Здесь исчезает перегородка, отделяющая христиан от их врагов, но это не отказ от борьбы, ибо сказано было также:
Не думайте, что я пришел принести мир на землю; не мир пришел я принести, но меч (Мф 10, 34).
Эти тексты обращены к прямому, внелогическому входу в континуальное мышление, иначе они не могут быть поняты. В западной теологии дискретность основных воззрений утвердилась прочно лишь после того, как Фома Аквинский сплавил христианство с миропониманием Аристотеля, и в этом наше расхождение с Масао Абе, который, противопоставляя буддизм христианству, не рассматривает последнее в его историческом развитии.
С дзенских позиций легко можно понять и смысл ветхозаветных представлений о первородном грехе, играющих такую большую роль в христианской теологии и малопонятных в общефилософском плане. В Книге Бытия мы читаем:
2, 17 А от древа познания добра и зла, не ешь от него; ибо в день, в который ты вкусишь от него, смертью умрешь.
3, 5 Но знает Бог, что в день, в который вы вкусите их, откроются глаза ваши, и вы будете как боги, знающие добро и зло.
Здесь познание добра и зла – это переход в мир дискретного, отсюда и неизбежность смерти, которая должна быть противопоставлена жизни. Одновременно это и очень сильное утверждение, что познание добра и зла с неизбежностью приводит к тому, что у человека появляется искушение навязывать другим силой свое представление о добре. И эти евангельские слова оказались пророческими – в морально-этическом и социальном плане европейская история стала беспрерывной борьбой добра со злом, порождающей новое зло…40. Глубинные корни европейской культуры восходят не к той или иной идеологии, а к неудержимому стремлению сформулировать эту идеологию в отчетливых дискретно-логических представлениях41.
О чем невозможно говорить, о том следует молчать, но нельзя не говорить о том, о чем следует молчать.
14. Невыразимость истины на языке дискретных представлений
На лекциях и докладах мне часто задают вопрос – признаю ли я существование абсолютной истины. Этот вопрос, если над ним серьезно задуматься, представляется мне малопонятным. Он станет правомерным только в том случае, если предварительно что-то очень серьезное будет сказано о языке, на котором эта истина может быть выражена.

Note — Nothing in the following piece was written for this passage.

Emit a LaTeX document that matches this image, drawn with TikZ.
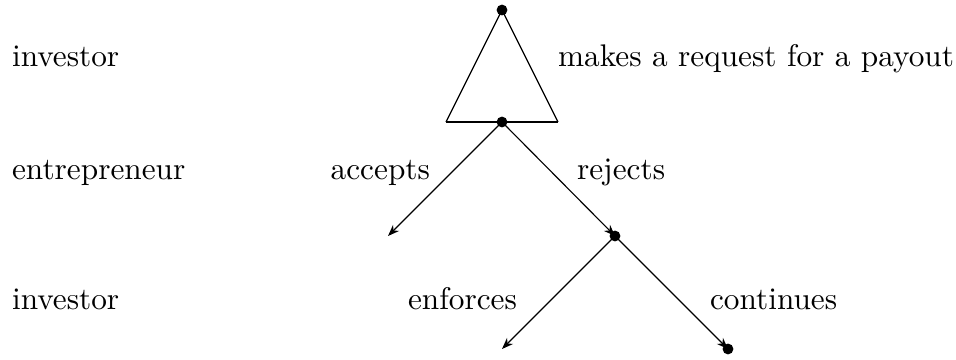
\documentclass[tikz,border=0pt]{standalone}
\usepackage{amsmath,amssymb}
\usetikzlibrary{arrows.meta}

\begin{document}
\begin{tikzpicture}[x=0.35pt, y=-0.35pt, every node/.style={font=\fontsize{10.95}{13.6}\selectfont, anchor=base west}, >={Stealth[length=4pt,width=3pt]}]
	\useasboundingbox (0,0) rectangle (956,360);
	% decision points
	\coordinate (root) at (502,10);
	\coordinate (mid) at (502,122);
	\coordinate (baseL) at (446,122);
	\coordinate (baseR) at (558,122);
	\coordinate (acc) at (388,236);
	\coordinate (rej) at (615,236);
	\coordinate (enf) at (502,349);
	\coordinate (cont) at (728,349);
	% information triangle
	\draw (baseL) -- (root) -- (baseR);
	\draw[line width=0.8pt] (baseL) -- (baseR);
	\draw[->] (mid) -- (acc);
	\draw[->] (mid) -- (rej);
	\draw[->] (rej) -- (enf);
	\draw[->] (rej) -- (cont);
	\foreach \p in {root,mid,rej,cont} {\fill (\p) circle (1.9pt);}
	% players
	\node (pl1) at (2,67) {investor};
	\node (pl2) at (2,180) {entrepreneur};
	\node (pl3) at (2,310) {investor};
	% actions
	\node (req) at (548,67) {makes a request for a payout};
	\node[anchor=base east] (lacc) at (440,180) {accepts};
	\node (lrej) at (567,180) {rejects};
	\node (lenf) at (398,310) {enforces};
	\node (lcont) at (700,310) {continues};
\end{tikzpicture}
\end{document}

Если вдруг выяснится, что нет и не может быть языка, на котором возможно выразить абсолютную и всеобъемлющую истину, то чем это утверждение будет отличаться от утверждения о том, что такой истины вообще нет?
Для представителя европейской культуры, воспитанного на Аристотелевой логике, на первый взгляд кажется естественным полагать, что высказывания об абсолютной истине должны быть сформулированы в некоторой всеобъемлющей системе непротиворечивых суждений. Но из теоремы Гёделя мы знаем, что всякая достаточно богатая логическая система неполна, если она непротиворечива [Нагель, Ньюмен, 1970], [Успенский, 1974]. Сколь угодно большое, но финитное расширение системы аксиом не спасает положение дел. Оба исходных требования теоремы Гёделя – финитность аксиом и детерминированность правил вывода – представляются вполне естественными в Аристотелевой логике, но как раз они и приводят к теореме о неполноте.
Несмотря на все свое громадное эпистемологическое значение, теорема Гёделя не оказала никакого влияния на развитие экспериментальных наук, поскольку последние имеют дело с гипотезами – истинами локальными и временными, не связанными с построением богатых логических систем. На развитие математики теорема Гёделя оказала определенное влияние, указав на границы формализма, – потеряла всякий смысл программа Гильберта, направленная на то, чтобы найти абсолютное доказательство непротиворечивости математических структур; пришлось отказаться от формального определения термина «доказательство в математике». Еще большее влияние теорема Гёделя должна была бы, наверное, оказать на те философские системы, которые, рассуждая о науке, говорят о непрерывном приближении человеческого познания к абсолютной истине. Если формулируемая абсолютная истина42 существует, то это значит, повторяем еще раз, что существует язык, на котором эта истина может быть выражена. Но как в этом случае обходятся гёделевские трудности? Сама постановка этого вопроса почему-то оказалась запрещенной!